## Given information
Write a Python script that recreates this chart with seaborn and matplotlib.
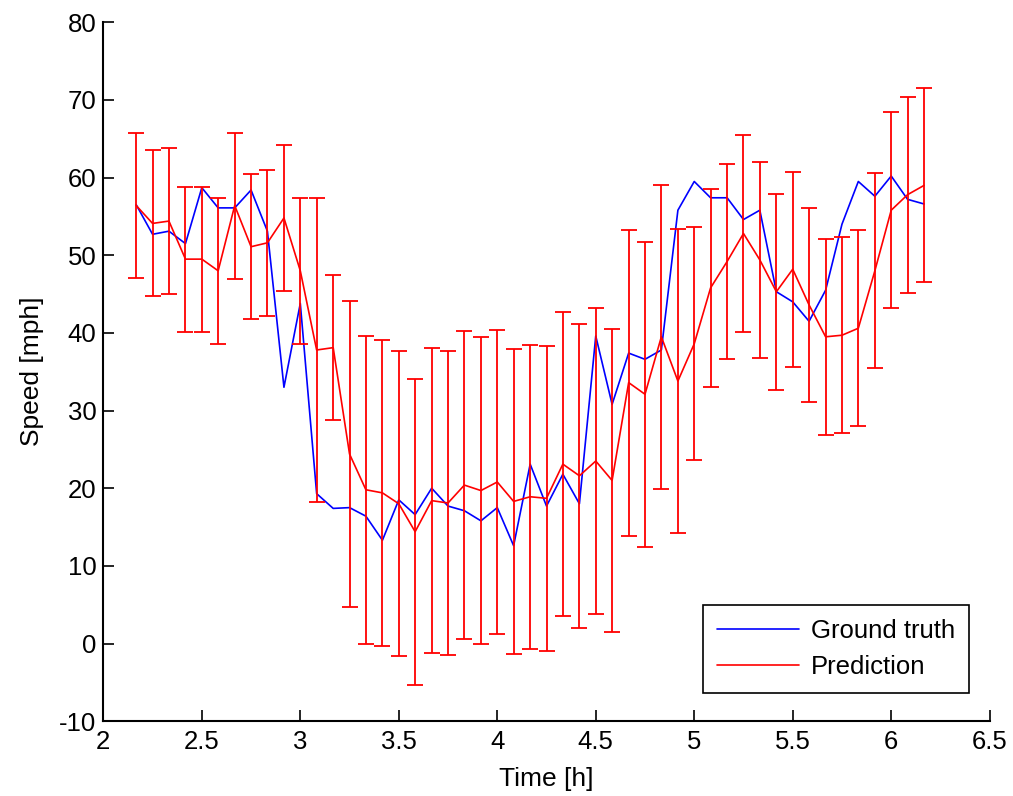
import numpy as np
import pandas as pd
import seaborn as sns
import matplotlib.pyplot as plt

# time stamps every 5 minutes, in hours
time_h = [2.167, 2.250, 2.333, 2.417, 2.500, 2.583, 2.667, 2.750, 2.833, 2.917,
          3.000, 3.083, 3.167, 3.250, 3.333, 3.417, 3.500, 3.583, 3.667, 3.750,
          3.833, 3.917, 4.000, 4.083, 4.167, 4.250, 4.333, 4.417, 4.500, 4.583,
          4.667, 4.750, 4.833, 4.917, 5.000, 5.083, 5.167, 5.250, 5.333, 5.417,
          5.500, 5.583, 5.667, 5.750, 5.833, 5.917, 6.000, 6.083, 6.167]

ground_truth = [56.5, 52.7, 53.1, 51.5, 58.7, 56.1, 56.1, 58.4, 53.1, 33.0,
                43.8, 19.3, 17.4, 17.5, 16.4, 13.3, 18.5, 16.6, 20.0, 17.7,
                17.1, 15.8, 17.5, 12.6, 23.1, 17.7, 21.8, 18.0, 39.6, 30.8,
                37.4, 36.6, 37.8, 55.8, 59.5, 57.4, 57.4, 54.6, 55.8, 45.3,
                44.0, 41.5, 45.5, 54.0, 59.5, 57.6, 60.2, 57.2, 56.6]

prediction = [56.4, 54.1, 54.4, 49.5, 49.5, 48.0, 56.4, 51.1, 51.6, 54.8,
              48.0, 37.8, 38.1, 24.4, 19.8, 19.4, 18.0, 14.4, 18.4, 18.1,
              20.4, 19.7, 20.8, 18.3, 18.9, 18.7, 23.1, 21.6, 23.5, 21.0,
              33.6, 32.1, 39.5, 33.8, 38.6, 45.8, 49.2, 52.8, 49.4, 45.3,
              48.2, 43.6, 39.5, 39.7, 40.6, 48.0, 55.8, 57.8, 59.0]

# half width of the prediction interval
pred_err = [9.3, 9.4, 9.35, 9.35, 9.35, 9.4, 9.4, 9.35, 9.4, 9.4,
            9.4, 19.6, 9.35, 19.75, 19.85, 19.7, 19.65, 19.7, 19.6, 19.6,
            19.85, 19.75, 19.55, 19.6, 19.6, 19.6, 19.6, 19.6, 19.7, 19.55,
            19.7, 19.65, 19.6, 19.6, 15.0, 12.75, 12.5, 12.65, 12.65, 12.65,
            12.55, 12.5, 12.65, 12.65, 12.6, 12.55, 12.6, 12.6, 12.5]

df = pd.DataFrame({'time': time_h, 'truth': ground_truth,
                   'pred': prediction, 'err': pred_err})

sns.set_style('ticks')
plt.rcParams['font.family'] = ['Liberation Sans', 'DejaVu Sans']
plt.rcParams['axes.unicode_minus'] = False
plt.rcParams['text.color'] = 'black'
plt.rcParams['axes.labelcolor'] = 'black'

fig = plt.figure(figsize=(10.13, 7.96), dpi=100)
ax = fig.add_axes([0.102, 0.094, 0.875, 0.878])

sns.lineplot(data=df, x='time', y='truth', color='#0000ff', lw=1.2,
             label='Ground truth', ax=ax)
sns.lineplot(data=df, x='time', y='pred', color='#ff0000', lw=1.2,
             label='Prediction', ax=ax)
ax.errorbar(df['time'], df['pred'], yerr=df['err'], fmt='none',
            ecolor='#ff0000', elinewidth=1.3, capsize=5.5, capthick=1.3)

ax.set_xlim(2, 6.5)
ax.set_ylim(-10, 80)
ax.set_xticks([2, 2.5, 3, 3.5, 4, 4.5, 5, 5.5, 6, 6.5])
ax.set_xticklabels(['2', '2.5', '3', '3.5', '4', '4.5', '5', '5.5', '6', '6.5'])
ax.set_yticks(range(-10, 81, 10))
ax.tick_params(direction='in', length=8, width=1.2, labelsize=18.5,
               colors='black')
ax.tick_params(axis='y', pad=5)
ax.tick_params(axis='x', pad=6)
for side in ['top', 'right']:
    ax.spines[side].set_visible(False)
for side in ['left', 'bottom']:
    ax.spines[side].set_linewidth(1.5)
    ax.spines[side].set_color('black')

ax.set_xlabel('Time [h]', fontsize=19, labelpad=10)
ax.set_ylabel('Speed [mph]', fontsize=19, labelpad=11)

leg = ax.legend(loc='lower right', fontsize=18.5, frameon=True, fancybox=False,
                edgecolor='black', handlelength=3.2, handletextpad=0.45,
                borderpad=0.55, labelspacing=0.45, borderaxespad=0,
                bbox_to_anchor=(0.977, 0.0405))
leg.get_frame().set_linewidth(1.2)
leg.get_frame().set_alpha(1)

fig.savefig('out.png', dpi=100)
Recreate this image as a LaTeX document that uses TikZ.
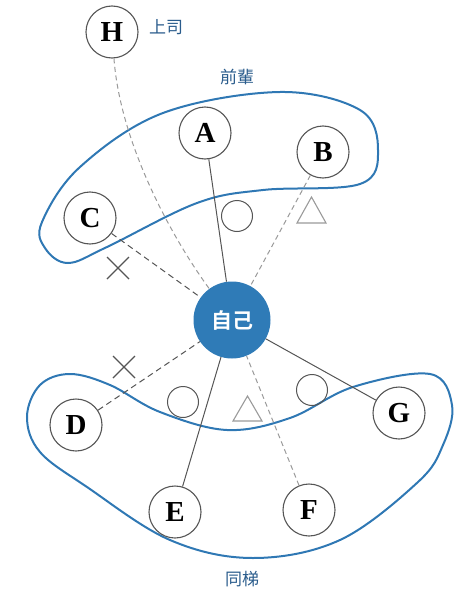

## Objective
Stop after the line containing "5.500, 5.583, 5.667, 5.750, 5.833, 5.917, 6.000, 6.083, 6.167]": copy the records exactly from the first line up to there, leaving pictures out.

## Answer to the task
Write a Python script that recreates this chart with seaborn and matplotlib.
import numpy as np
import pandas as pd
import seaborn as sns
import matplotlib.pyplot as plt

# time stamps every 5 minutes, in hours
time_h = [2.167, 2.250, 2.333, 2.417, 2.500, 2.583, 2.667, 2.750, 2.833, 2.917,
          3.000, 3.083, 3.167, 3.250, 3.333, 3.417, 3.500, 3.583, 3.667, 3.750,
          3.833, 3.917, 4.000, 4.083, 4.167, 4.250, 4.333, 4.417, 4.500, 4.583,
          4.667, 4.750, 4.833, 4.917, 5.000, 5.083, 5.167, 5.250, 5.333, 5.417,
          5.500, 5.583, 5.667, 5.750, 5.833, 5.917, 6.000, 6.083, 6.167]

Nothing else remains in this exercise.